El lunes 28 de enero, el juez Magallanes volvió a la carga. Ordenó una constatación de los cambios. Funcionarios judiciales llegaron hasta Santa Rosa y anotaron todas las mejoras. Lo que para la comunidad son logros, para la Justicia significan delitos. La próxima semana, el juez recibirá a los abogados de las partes, y Benetton (o el fiscal) podría pedir el inicio de una causa penal por «desobediencia», al haber realizado trabajos en el inmueble, y también podrán solicitar el desalojo. Atilio, Rosa y los treinta integrantes de la comunidad explican que lo hicieron por razones de extrema necesidad. «No nos vamos a dejar morir y no vamos a dejar nuestra tierra», repite Atilio con voz firme, pero inquieto por lo que pueda pasar.

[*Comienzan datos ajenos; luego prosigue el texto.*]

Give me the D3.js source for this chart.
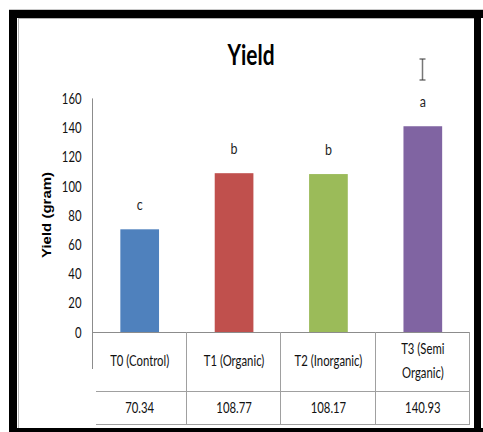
<!DOCTYPE html>
<html>
<head>
<meta charset="utf-8">
<script src="https://cdn.jsdelivr.net/npm/d3@7"></script>
<style>
  html, body { margin: 0; padding: 0; background: #fff; }
  svg { display: block; }
  text { font-family: Lato, "Open Sans", sans-serif; fill: #111; }
</style>
</head>
<body>
<svg id="chart" width="483" height="432"></svg>
<script>
// Yield per treatment (gram)
const categories = ["T0 (Control)", "T1 (Organic)", "T2 (Inorganic)", "T3 (Semi Organic)"];
const categoryLines = [["T0 (Control)"], ["T1 (Organic)"], ["T2 (Inorganic)"], ["T3 (Semi", "Organic)"]];
const yieldValues = [70.34, 108.77, 108.17, 140.93];
const valueLabels = ["70.34", "108.77", "108.17", "140.93"];
const groupLetters = ["c", "b", "b", "a"];
const barColors = ["#4F81BD", "#C0504D", "#9BBB59", "#8064A2"];
const yTicks = [0, 20, 40, 60, 80, 100, 120, 140, 160];

const svg = d3.select("#chart");
const SX = 0.78; // horizontal squeeze applied to the text

// Frame around the chart sheet
const frame = svg.append("g");
frame.append("rect").attr("x", 9).attr("y", 9).attr("width", 474).attr("height", 1).attr("fill", "#c8c8c8");
frame.append("rect").attr("x", 9).attr("y", 10).attr("width", 474).attr("height", 8).attr("fill", "#000");
frame.append("rect").attr("x", 9).attr("y", 10).attr("width", 8).attr("height", 422).attr("fill", "#000");
frame.append("rect").attr("x", 9).attr("y", 428).attr("width", 474).attr("height", 4).attr("fill", "#000");
frame.append("rect").attr("x", 474).attr("y", 10).attr("width", 7).attr("height", 422).attr("fill", "#000");
frame.append("rect").attr("x", 18).attr("y", 18).attr("width", 456).attr("height", 1).attr("fill", "#b4b4b4");
frame.append("rect").attr("x", 18).attr("y", 18).attr("width", 1).attr("height", 410).attr("fill", "#b4b4b4");

// Scales
const left = 92.5, right = 470;
const cols = d3.scaleBand().domain(categories).range([left, right]).padding(0);
const bars = d3.scaleBand().domain(categories).range([left, right])
  .paddingInner(0.59).paddingOuter(0.295);
const y = d3.scaleLinear().domain([0, 160]).range([332, 98.4]);

// Title
svg.append("text")
  .attr("transform", `translate(251,65) scale(0.72,1)`)
  .attr("text-anchor", "middle")
  .style("font-size", "29px").style("font-weight", "700").style("fill", "#000")
  .text("Yield");

// Y axis title
svg.append("text")
  .attr("transform", `translate(51,215) rotate(-90) scale(1,0.8)`)
  .attr("text-anchor", "middle")
  .style("font-family", "'Liberation Sans', Arial, sans-serif")
  .style("font-size", "15px").style("font-weight", "700").style("fill", "#000")
  .text("Yield (gram)");

// Y axis
const yAxis = svg.append("g")
  .attr("transform", `translate(${left},0)`)
  .call(d3.axisLeft(y).tickValues(yTicks).tickSize(0).tickPadding(0));
yAxis.select(".domain").remove();
yAxis.selectAll("text")
  .attr("x", null).attr("dy", null)
  .attr("transform", `translate(-11,5) scale(${SX},1)`)
  .style("font-family", "Lato, 'Open Sans', sans-serif")
  .style("font-size", "14.5px").style("fill", "#111");
svg.append("line")
  .attr("x1", left).attr("x2", left).attr("y1", y(160)).attr("y2", 369)
  .attr("stroke", "#8c8c8c").attr("stroke-width", 1);

// Bars
svg.append("g").selectAll("rect")
  .data(categories)
  .join("rect")
  .attr("x", d => bars(d))
  .attr("width", bars.bandwidth())
  .attr("y", (d, i) => y(yieldValues[i]))
  .attr("height", (d, i) => y(0) - y(yieldValues[i]))
  .attr("fill", (d, i) => barColors[i]);

// Significance letters
svg.append("g").selectAll("text")
  .data(categories)
  .join("text")
  .attr("transform", (d, i) => `translate(${bars(d) + bars.bandwidth() / 2},${y(yieldValues[i]) - 19}) scale(${SX},1)`)
  .attr("text-anchor", "middle")
  .style("font-size", "16px").style("fill", "#1f1f1f")
  .text((d, i) => groupLetters[i]);

// Data table under the axis
const tbl = svg.append("g").attr("stroke", "#a0a0a0").attr("stroke-width", 1);
tbl.append("line").attr("x1", left).attr("x2", right).attr("y1", 332.5).attr("y2", 332.5).attr("stroke", "#8c8c8c");
tbl.append("line").attr("x1", 96).attr("x2", right).attr("y1", 391.5).attr("y2", 391.5);
tbl.append("line").attr("x1", 96).attr("x2", right).attr("y1", 424.5).attr("y2", 424.5);
tbl.selectAll(".div")
  .data(categories)
  .join("line")
  .attr("class", "div")
  .attr("x1", d => Math.round(cols(d) + cols.bandwidth()) - 0.5)
  .attr("x2", d => Math.round(cols(d) + cols.bandwidth()) - 0.5)
  .attr("y1", 332).attr("y2", 425);

// Category names
const catG = svg.append("g").selectAll("g")
  .data(categories)
  .join("g");
catG.each(function (d, i) {
  const lines = categoryLines[i];
  const cx = cols(d) + cols.bandwidth() / 2;
  const mid = 366;
  const lh = 24;
  lines.forEach((ln, k) => {
    const yy = mid + (k - (lines.length - 1) / 2) * lh;
    d3.select(this).append("text")
      .attr("transform", `translate(${cx},${yy}) scale(${SX},1)`)
      .attr("text-anchor", "middle")
      .style("font-size", "14.5px")
      .text(ln);
  });
});

// Values row
svg.append("g").selectAll("text")
  .data(categories)
  .join("text")
  .attr("transform", d => `translate(${cols(d) + cols.bandwidth() / 2},413) scale(${SX},1)`)
  .attr("text-anchor", "middle")
  .style("font-size", "14.5px")
  .text((d, i) => valueLabels[i]);

// I-beam text cursor
const cur = svg.append("g").attr("transform", "translate(422.5,0)");
cur.append("line").attr("x1", 0).attr("x2", 0).attr("y1", 59).attr("y2", 80).attr("stroke", "#777").attr("stroke-width", 1.5);
cur.append("line").attr("x1", -3).attr("x2", 3).attr("y1", 59).attr("y2", 59).attr("stroke", "#333").attr("stroke-width", 1);
cur.append("line").attr("x1", -3).attr("x2", 3).attr("y1", 80).attr("y2", 80).attr("stroke", "#333").attr("stroke-width", 1);
</script>
</body>
</html>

El jueves próximo, 14 de febrero, en Santa Rosa de Leleque habrá una rogativa (ceremonia espiritual). Se conmemorará el primer aniversario de la recuperación, se agradecerá a la mapu por los doce meses en el lugar y se le pedirá fuerzas para seguir adelante. Participarán comunidades originarias de Chubut, Neuquén y Río Negro. Los pueblos mapuche y tehuelche dirán presente, darán su apoyo y confirmarán su asistencia ante cualquier intento de desalojo. A pocos metros de allí, el Museo Leleque, de Benetton, seguirá negando la existencia de los mapuches.